Évoluer dans Influence, l’espace d’exposition que Claude Bernhard a ouvert dans le district d’Entremont en 2020, le confirme. Ses réalisations, si elles peuvent prendre des formes variées - photographies, céramiques ou encore encres de Chine -, expriment toutes une approche artistique où l’exploration de la matière en monochrome constitue une évidente constante. Cette trame artistique, où l’ombre et la lumière jouent les premiers rôles, assure à l’oeuvre pluridisciplinaire de l’artiste valaisanne une très grande cohérence.
« J’apprécie l’épure de l’art japonais », précise-t-elle. Une absence d’artifice qui lui permet de se concentrer sur l’exploration des limites physiques de l’argile lorsqu’elle pratique la céramique.

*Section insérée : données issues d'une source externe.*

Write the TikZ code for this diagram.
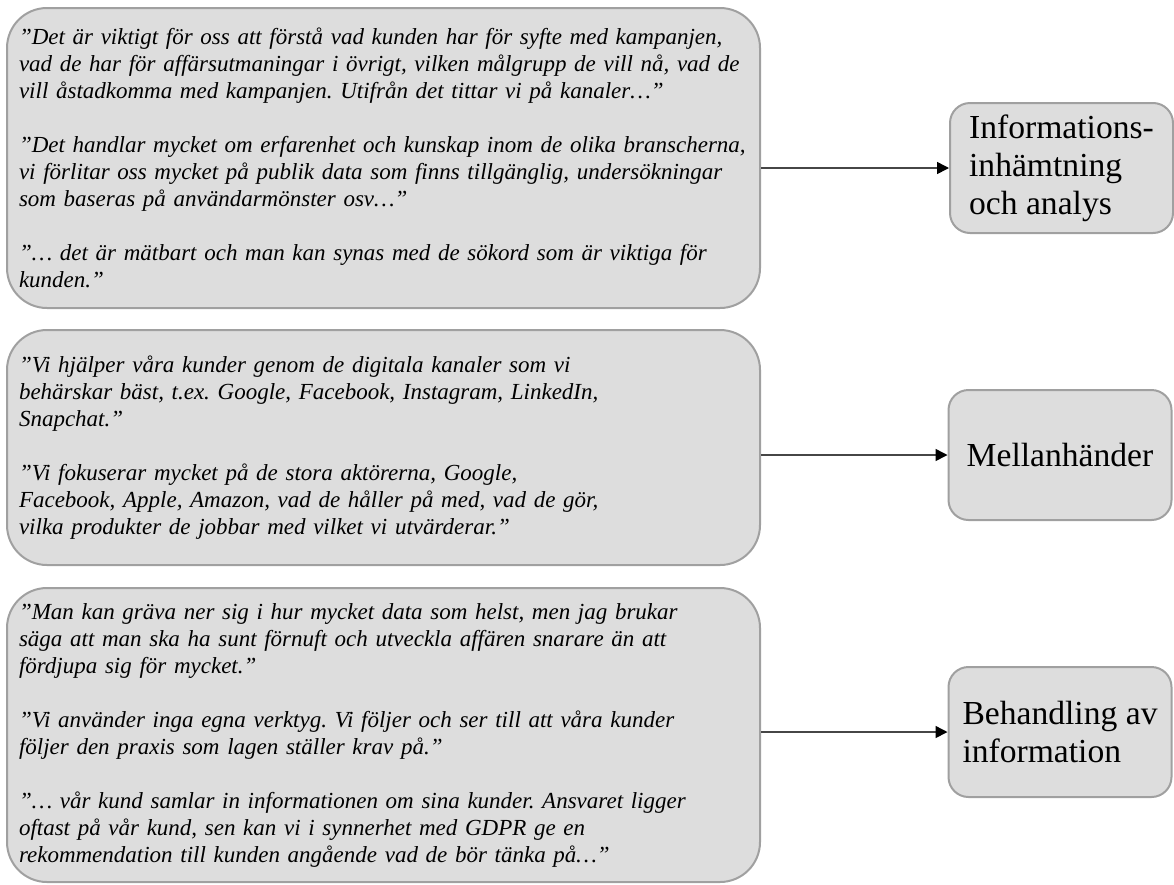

Mais aussi sur l’infinité des nuances offertes par le matériau lui-même. « La température de cuisson fait en effet varier la couleur du grès. Plus elle s’avère élevée, plus les pièces ressortent foncées du four. »
C’est dans un deuxième atelier, situé à quelques pas du premier, que Claude Bernhard procède à cette phase ô combien délicate de la cuisson. Quelques pièces fendues témoignent de la difficulté de l’exercice. Ces tentatives infructueuses, irrattrapables, ne semblent pourtant pas perturber la céramiste. « Ce qui m’anime, c’est un cheminement intérieur, une forme d’ascèse. Une quête infinie pour révéler une esthétique profonde, mais fragile. Alors j’accepte les aléas. »
Une forme de sagesse sans doute pas étrangère à son parcours initiatique, qui la voit apprendre les techniques d’enfumage, qui permettent de teinter la surface des pièces, et les cuissons primitives auprès d’une professionnelle issue d’une lignée quatre fois centenaire de céramistes alsaciens. Puis s’immerger dans la poterie traditionnelle de l’extrême ouest du Rajasthan, avant de parfaire ses connaissances en Chine, où elle découvre la finesse et le jeu de transparence des porcelaines.
Les réalisations de la céramiste valaisanne, en grès noir texturé, sont toutes des pièces uniques. Elles s’articulent souvent par paires, permettant ainsi un dialogue entre les oeuvres. Les sculptures sont proposées, selon leur complexité et le travail qu’elles requièrent, dans une gamme de prix qui s’étage globalement de mille à cinq mille francs. « Être une artiste indépendante implique bien sûr des sacrifices, mais réaliser des oeuvres sans compromis et pouvoir, ensuite, les porter jusqu’au client final constitue une vraie satisfaction », explique Claude Bernhard.
Un équilibre fragile à maintenir au quotidien qui ne l’empêche pas de rêver à des projets personnels ambitieux. Telle cette grande exposition en plein air qui lui offrirait l’opportunité de remettre la céramique dans son milieu originel. Le retour en pleine nature de la terre travaillée par la main de l’artiste permettrait au temps et aux éléments d’apporter aux oeuvres leur propre patine. Reste à trouver le site adéquat.
Pas une simple affaire, sachant que Claude Bernhard souhaite installer ses oeuvres ad vitam aeternam. « Cela me permettrait de boucler la boucle en laissant des vestiges dont les archéologues pourront, dans quelques siècles, s’emparer à leur tour », confesse la céramiste d’Orsières. Dans l’intervalle, elle s’empare d’une boule de grès noir. Entre ses mains, une nouvelle oeuvre va voir le jour. Peut-être sera-t-elle un jour, avec d’autres, dispersée aux quatre vents, comme autant de signaux envoyés aux générations futures.